Porém, antes de disputar as eleições, Telhadinha foi fiscal do contrato do programa de câmeras justamente no 16º BPM/M, de 10 de fevereiro de 2021 a 24 de novembro de 2022, onde atuava na Força Tática que Ruas trabalhou.
Cada batalhão contemplado pelo programa tem um fiscal de contrato designado por um superior. Ele é “responsável pelo controle e fiscalização do fornecimento de materiais e execução dos serviços, inclusive pela regularidade da documentação pertinente”, conforme o decreto estadual 42.857/1998. Ou seja, é uma pessoa que sabe os propósitos do projeto, como serve, o que pode e não pode ser feito, além de garantir que o programa funcione.

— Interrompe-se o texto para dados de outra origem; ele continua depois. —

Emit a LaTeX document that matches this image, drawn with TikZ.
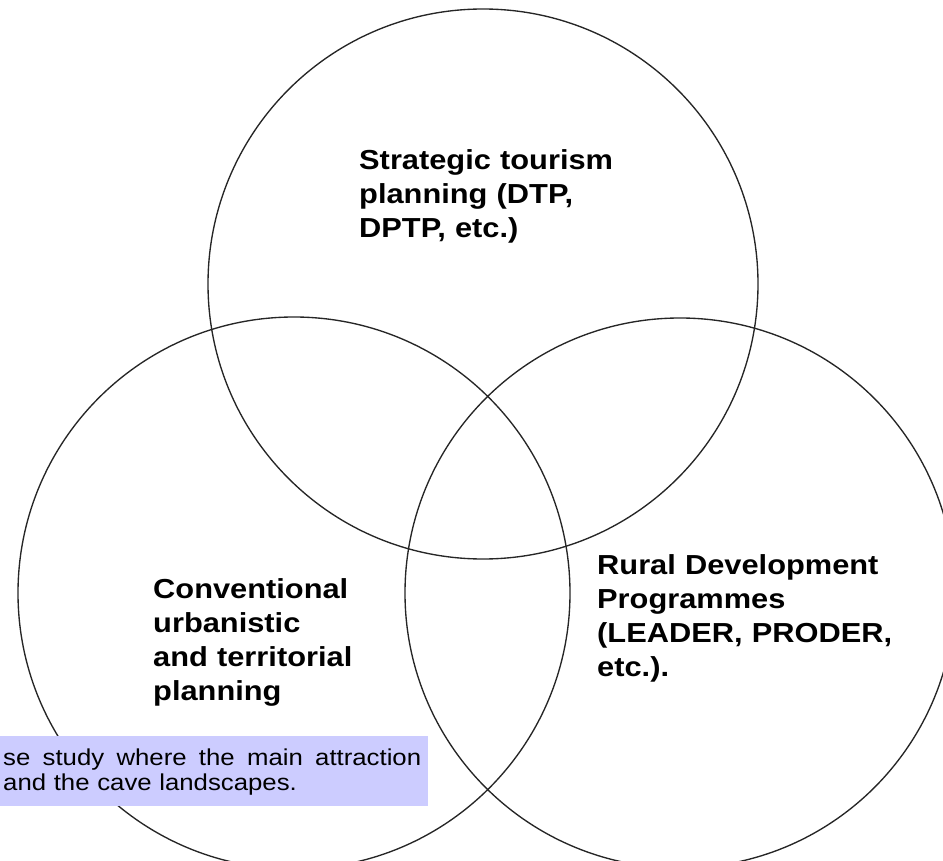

O parlamentar recuou ao ser questionado pela Ponte sobre o seu posicionamento na tribuna, já que havia tido essa função de fiscal dentro da PM. “Na minha opinião, o recurso público é limitado, e o investimento deve ser priorizado na segurança do policial e na melhoria das condições de trabalho, como equipamentos pessoais, viaturas e manutenção adequada. Tecnologia é muito bem-vinda desde que esteja nessa mesma esteira, ajudando na execução do serviço que prestam à sociedade, o que não é o caso da Câmera Corporal, que só serve como fiscalização e controle”, disse por meio de nota via assessoria de imprensa.
De acordo com a Plataforma Justa, os recursos empregados no programa de câmeras nas fardas da PM representaram apenas 0,02% do orçamento total do estado de São Paulo em 2022. No ano seguinte, o governo Tarcísio deixou de investir R$ 57 milhões no projeto que já tinha orçamento específico de R$ 152 milhões, como a Ponte mostrou. Em 2024, não há previsão expressa de recursos para o programa e a Secretaria de Segurança Pública afirma que a verba está inserida dentro do Programa Muralha Paulista, que é direcionada a investimentos em tecnologia.
A reportagem também procurou a Secretaria de Segurança Pública e a Polícia Militar para saber se houve alguma ocorrência ou problema envolvendo a fiscalização do programa durante a atuação do Capitão Telhada quando estava lotado no 16º BPM/M, mas não teve retorno até a publicação.